As anticipated in previous communications, we made some changes to Spaces as a strategic step in the evolution of Cloud4Wi solutions. Spaces will focus on supporting use cases related to marketing initiatives by informing the strategy and measuring the impact of store-related campaigns.
How it works
Let's refresh some of the basic... Spaces collect a large amount of presence/location signals from all the nearby devices and process them to extract and classify the meaningful interactions that represent actual store visits. In fact, not all the signals we collect are related to actual visitors, shoppers or clients, but comes from walk-by traffic, nearby stores or even other network devices; Spaces elaborate these data with intelligent algorithms that automatically separate relevant data from noise and turns it in actionable metrics.
It is important to highlight that the baseline tracking technology used to track these events, cannot detect deterministically all the devices that are in proximity of the sensing devices; in fact, many smartphones adopt measures to protect their identity using random identifiers and many sensing devices (for example Cisco Maraki) do not even track these devices in the first place. This is one of the reasons why we focused the solution on those analysis and use cases that are not affected by this phenomenon.
Product changes
We removed some of the metrics that refer to the count of unique individuals. The metrics have been removed from the Cloud4Wi Dashboard (including Custom Reports), from the CSV export and from API endpoints.
In particular, we removed the following metrics:
- Visitors / Potential Visitors / Missed Visitors
- Visits / Potential Visits / Missed Visits
- Identified Visitors
- New Visitors Rate (complement of Returning Visitors Rate)

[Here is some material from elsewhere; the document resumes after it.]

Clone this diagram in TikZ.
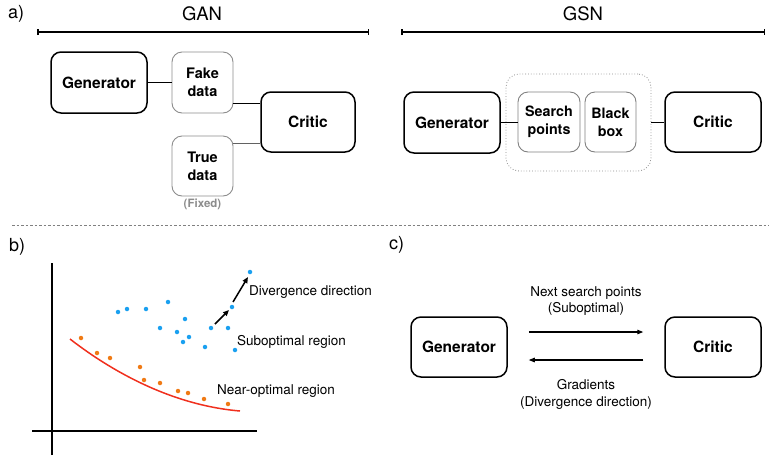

- Engagement Rate (complement of Bounce Rate)
We introduced a new metric called Traffic Index that is a proxy of the number of unique visitors, and it replaces the one previously called "Visitors". The new nomenclature reflects the fact that the metrics don't represent the exact count of individual that have visited a location.
The new "Behaviors" dashboard
The new dashboard includes multiple charts and metrics.
The top chart includes a history chart that plots the metrics across the observation period. In the history chart, each value represents the average value of the metrics for each time slot (for example a day) represented in the chart. The spot values on top of the chart, instead, represent the average value of the selected metric across the entire observation period.
The metrics in this chart are:
- Visit duration: this is the average duration of the visits.
The time visitors spend in the store is a good proxy of engagement. By tracking the history of this metric, brands can understand what store marketing initiatives are working and which ones don’t keep visitors engaged - Bounce Rate: this metric represents the percentage of visits shorter than a threshold (customizable) minutes.
This metric, for example, helps measure the effectiveness of promotions displayed in the store entry area to capture visitor attention. - Attraction Rate: this metric is a proxy of the attractiveness of the store, and it is calculated as the percentage of foot traffic detected in the proximity of the location that is converted into an actual visit.
By comparing this value across multiple stores, the client can, for example, identify what displays and window setups work better for attracting visitors. - Returning Rate: a returning visit represent a visit done by an individual that already visited the brand before that specific event. The returning rate reported for a specific time slot is computed as the percentage of visits in that time slot that are classified as returning.
If a device does a visit on day 1 and then a second visit from the same device on day 2, the second visit is classified as "returning". Note that a visit is considered returning only if the previous one happened on a different day.
The Returning Rate is a proxy for customer loyalty and its evolution can help assess the effectiveness of retargeting campaigns and customer satisfaction.
The second chart is a histogram that shows the distribution of the Visit duration, to help you understand, other than the average value shown above, how the metric is actually distributed.
The last history charts represent the value of the Traffic Index. Traffic Index is a proxy for the store traffic. While it can't tell exactly how many visitors visited during a certain period, this metric will help you understand how traffic intensity changes over time or how different stores perform compared to each other. Traffic Index is still represented with a number to facilitate comparison in time and across the stores, but it actually does not represent a count of visits or visitors.
Blacklist
As a consequence of these changes, also the parameters for blacklisting staff and network devices have changed. For analytics and reporting purposes, you can now discard any visit longer than a configurable visit time.
APIs
If you are currently using the APIs to extract those metrics, you probably don't need to adapt your integrations. The existing API endpoint won't be removed and data model won't change, but they won't return any data for the metrics that will be removed.
Privacy and security
The signals collected from presence/location sources include the WiFi MAC address of the individual's phones, which is considered personal data under GDPR and other privacy regulations. Spaces immediately anonymize these identifiers in an irreversible fashion employing sophisticated processing, not using simple pseudonymization, but actually introducing a considerable level of information loss that makes mathematically impossible to know with a reasonable degree of certainty what the original client MAC address was. Moreover, for further robustness, Cloud4Wi also completely deletes the anonymized identifiers within 24 hours.